I have not taken into consideration the initialization time, which is approximately equal for
the three algorithms (less than one minute for an interval near *10^18*). In this way, to
estimate the execution time for an interval of, say, *10^12* integers one just has to
multiply the numbers given in the table by *1000*.

n | A1 | A2 | A3 | |
---|---|---|---|---|

12 | 13.31 | 14.08 | 2.63 | |

14 | 25.79 | 20.62 | 4.05 | |

16 | 97.39 | 26.26 | 5.58 | |

18 | 208.13 | 32.36 | 9.61 |

The machine used was a 900MHz Athlon computer with 512Mbytes of CAS3 PC133 memory running GNU/Linux. For each sieving prime, A1 uses about 8 bytes, A2 uses about 8.1 bytes, and A3 uses about 6.5 bytes. For the first two algorithms, more details are given in the source code. More timing results of algorithm A3 are available elsewhere [23KiB, PDF].

## Software (version 1) (last update made on May 3, 2003)

Simple single-threaded implementation [12KiB, gziped tar archive] of the segmented sieve of Eratosthenes, released under the version 2 (or any later version) of the GNU general public license. Please do not ask for my help to fit this source code (and the one described below) to your own purposes. I will almost surely not help you. Please note that this is proof-of-concept code; production code, using a mod 30 wheel, would be at least twice as fast.

## New software (version 2) (last update made on September 29, 2010)
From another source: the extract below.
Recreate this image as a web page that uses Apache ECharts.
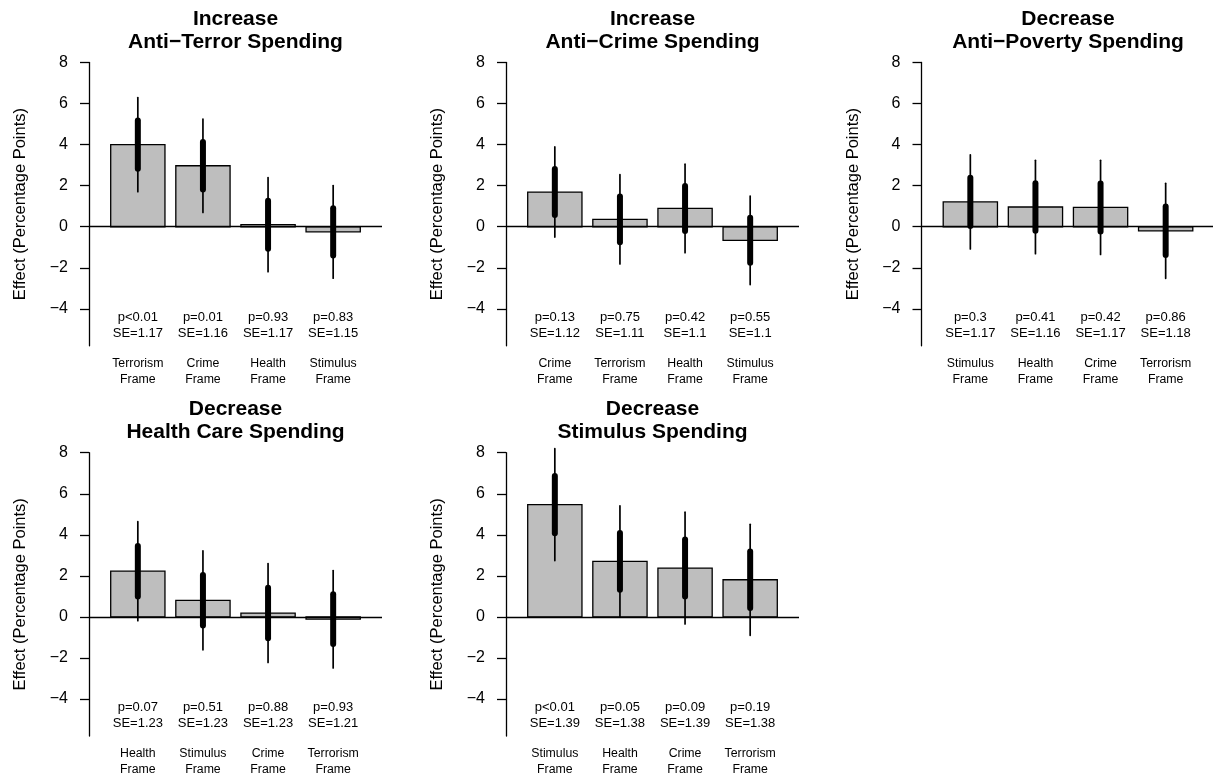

A more refined single-threaded implementation [20KiB, gziped tar archive]
of the segmented sieve of Eratosthenes, released under the version 2 (or any later version) of
the GNU general
public license. On a 2.83GHz Intel Core2 Quad Q9550 processor, the new single-threaded
implementation can generate all primes in an interval of *2^30* near *2^64* in
*3* seconds using 1.6G bytes of memory. Please note that this is proof-of-concept code;
production code, using a mod 30 wheel, would be at least twice as fast.